Appeals Court Affirms Suppression of Firearm Seized During Warrantless Search of Vehicle

August 25, 2014
By Parker Scheer LLP on August 25, 2014 4:10 PM |

The Massachusetts Appeals Court recently upheld a superior court ruling allowing a motion to suppress a firearm seized after a warrantless search of a backpack following an investigatory stop of a motor vehicle.

In Commonwealth v. Rutledge, two defendants were charged, among other things, with numerous firearms offenses. The arrest was made on July 13, 2011 after a 911 operator in Brockton received a call from a woman who overheard an argument between her current boyfriend and former boyfriend, when the former boyfriend allegedly pulled a gun on the current boyfriend, threatening to kill him.

When police did not find the former boyfriend at the scene of the alleged altercation, the police initiated a general broadcast advising officers to look out for the make and model vehicle the suspect was known to drive. Officers were also advised that the suspect had brandished a gun and had made threats with it. An officer spotted the vehicle and observed its occupants "making furtive movements." When the officer stopped the vehicle, the original suspect and the front passenger exited the vehicle, despite the officer's instruction that they remain inside. When the officer approached with his firearm drawn, the two men fled the scene. A third passenger remained in the vehicle throughout the altercation.

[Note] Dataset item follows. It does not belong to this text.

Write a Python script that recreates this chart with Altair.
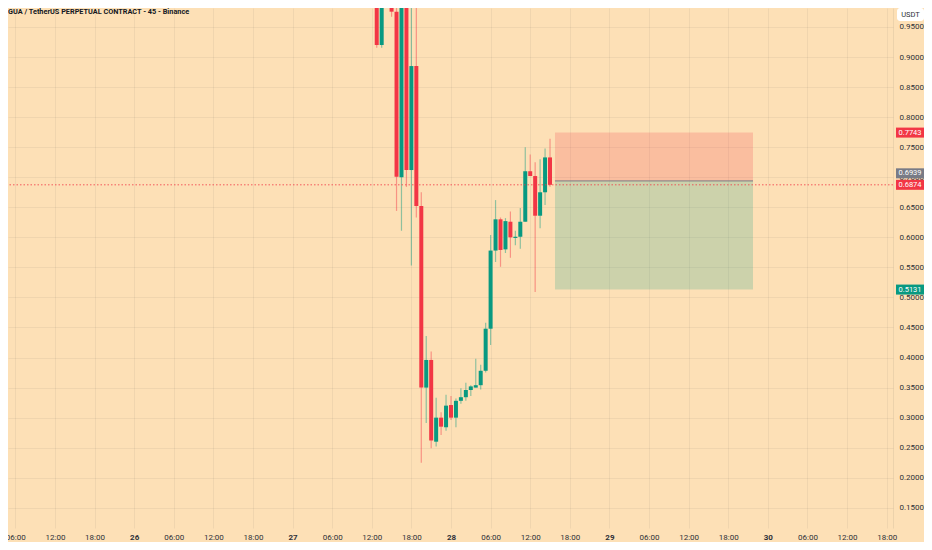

Officers secured the scene and performed a search of the vehicle, looking for a firearm. They discovered a backpack on the right rear seat and opened it, finding a firearm and other items inside.

Both defendants (the original suspect and the passenger who fled the scene) moved to suppress the firearm, arguing that the police seized it during a warrantless search of the vehicle and the backpack. A superior court judge agreed, ruling that the officers were first required to perform a preliminary pat-frisk of the backpack before executing a search. The Commonwealth appealed.

A "Terry Stop" is when police briefly detain a person to investigate him or her when the police have a reasonable suspicion of the person's involvement in criminal activity, but do not necessarily have probable cause to arrest that person. During a Terry Stop, police may take protective measures to confirm or dispel their reasonable suspicions that the stopped person may have a weapon. However, these measures are limited to what is "minimally necessary to learn whether the suspect is armed and to disarm him once the weapon is discovered."

In some situations, particular features of a container (like a backpack) may make it obvious that nothing short of actually opening the container will suffice to address the officer's suspicions that a dangerous weapon is inside. Here, however, the Appeals Court noted that the officers did not take any less-invasive measures to determine whether the backpack contained a weapon. For example, the officers did not testify that they performed a pat-frisk of the backpack to feel its possible contents, or that they attempted to estimate the weight of the backpack, or anything else that would have suggested that a preliminary pat-frisk of the backpack would have been useless, as the Commonwealth argued.

The Commonwealth also argued that an exigent circumstance existed in this case, but the Court decided that was too speculative. The Appeals Court pointed out that the officers at the scene were not deprived of the opportunity to perform the preliminary pat-frisk of the backpack. The suspects had fled the scene and the remaining passenger had been subdued. Accordingly, there was no immediate threat to the officers, who were able to control the container and keep it away from any suspects who might have retrieved a weapon from it.